Total Abdominal Wall Reconstruction with Component Separation, Reinforcement, and Vertical Abdominoplasty in Patients with Complex Ventral Hernias

Total Abdominal Wall Reconstruction with Component Separation, Reinforcement, and Vertical Abdominoplasty in Patients with Complex Ventral Hernias

Abstract
Large complex ventral hernias act as tissue expanders for skin and subcutaneous fat. The purpose of this study is to evaluate outcomes of total abdominal wall reconstruction with component separation, posterior reinforcement, and vertical abdominoplasty in patients with large complex ventral hernias. Between 2010 and 2014, 58 patients underwent total abdominal wall reconstruction with component separation, intra-abdominal reinforcement, and vertical abdominoplasty. Between 2010 and 2012, patients underwent the conventional technique of component separation, while a perforator-preserving technique was performed during 2013 and 2014. Reinforcement material used was either synthetic mesh in clean cases or biologic mesh if contamination was present. All of the excessive skin and subcutaneous fat was removed in a vertical fashion. Data were analyzed with Mann–Whitney’s U test or Fisher’s exact test, as indicated. There were 27 moderately complex and 31 majorly complex hernias. Mean hernia size was 16 × 12 cm.

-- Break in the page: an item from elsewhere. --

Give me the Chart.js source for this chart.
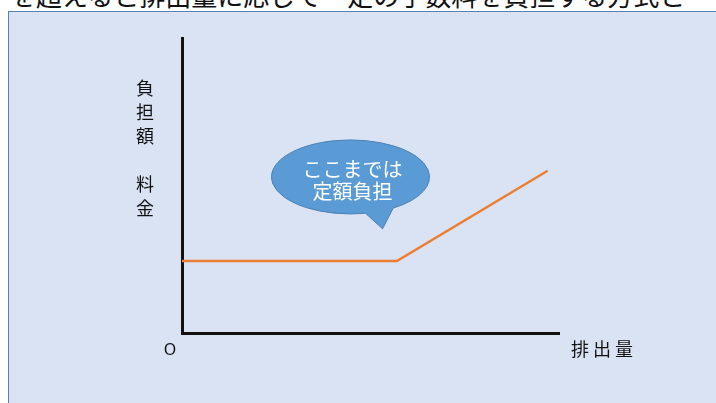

The mean size of the removed skin island was 21 × 12 cm. Patients with contamination during the repair had longer in-hospital stays. Overall the local wound complication rate was 24 %, and was lower with the perforator-preserving technique compared to the conventional technique of component separation (11 vs. 48 %; OR 0.13, CI 0.03–0.5; p = 0.003). The overall postoperative morbidity rate was higher in the presence of contamination, and in patients with lower preoperative serum albumin levels. Mean total follow-up was 14 months with a 1-year recurrence-free survival of 96 %.